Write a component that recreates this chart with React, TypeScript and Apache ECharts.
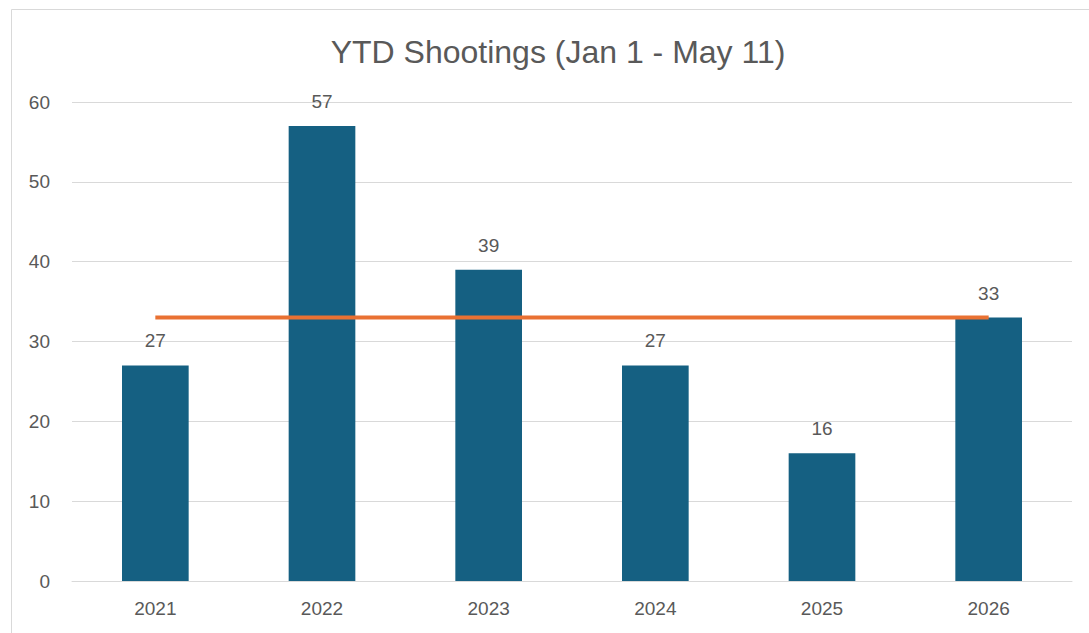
import React, { useEffect, useRef } from "react";
import * as echarts from "echarts";

const categories = ["2021", "2022", "2023", "2024", "2025", "2026"];
const shootings = [27, 57, 39, 27, 16, 33];
const referenceLine = [33, 33, 33, 33, 33, 33];
const yTicks = { min: 0, max: 60, interval: 10 };
const titleText = "YTD Shootings (Jan 1 - May 11)";

export default function App() {
  const ref = useRef<HTMLDivElement>(null);
  useEffect(() => {
    if (!ref.current) return;
    const chart = echarts.init(ref.current, null, { renderer: "svg" });
    const font = "Liberation Sans, Arial, sans-serif";
    chart.setOption({
      animation: false,
      backgroundColor: "#ffffff",
      textStyle: { fontFamily: font },
      title: {
        text: titleText,
        left: 553,
        top: 31,
        textAlign: "center",
        textStyle: { fontSize: 32, fontWeight: "normal", color: "#595959", fontFamily: font },
      },
      graphic: [
        {
          type: "rect",
          shape: { x: 11.5, y: 9.5, width: 1200, height: 800 },
          style: { fill: "none", stroke: "#d9d9d9", lineWidth: 1 },
          silent: true,
        },
      ],
      grid: { left: 72, right: 17, top: 102, bottom: 52, containLabel: false },
      xAxis: {
        type: "category",
        data: categories,
        axisLine: { show: true, lineStyle: { color: "#d9d9d9", width: 1 } },
        axisTick: { show: false },
        axisLabel: { color: "#595959", fontSize: 19, margin: 18, fontFamily: font },
      },
      yAxis: {
        type: "value",
        min: yTicks.min,
        max: yTicks.max,
        interval: yTicks.interval,
        axisLine: { show: false },
        axisTick: { show: false },
        splitLine: { lineStyle: { color: "#d9d9d9", width: 1 } },
        axisLabel: { color: "#595959", fontSize: 19, margin: 22, fontFamily: font },
      },
      series: [
        {
          type: "bar",
          data: shootings,
          barCategoryGap: "60%",
          itemStyle: { color: "#156082" },
          label: {
            show: true,
            position: "top",
            distance: 15,
            color: "#595959",
            fontSize: 19,
            fontFamily: font,
          },
        },
        {
          type: "line",
          data: referenceLine,
          symbol: "none",
          lineStyle: { color: "#e97132", width: 4 },
          z: 3,
        },
      ],
    });
    return () => chart.dispose();
  }, []);
  return (
    <div
      ref={ref}
      style={{ position: "fixed", left: 0, top: 0, width: 1089, height: 633 }}
    />
  );
}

Exercise goal:
Quote, exactly and only, the lines from the first line of the data above through the line containing "Shootings (Jan 1". The pictures do not belong in it.

Correct response:
Write a component that recreates this chart with React, TypeScript and Apache ECharts.
import React, { useEffect, useRef } from "react";
import * as echarts from "echarts";

const categories = ["2021", "2022", "2023", "2024", "2025", "2026"];
const shootings = [27, 57, 39, 27, 16, 33];
const referenceLine = [33, 33, 33, 33, 33, 33];
const yTicks = { min: 0, max: 60, interval: 10 };
const titleText = "YTD Shootings (Jan 1 - May 11)";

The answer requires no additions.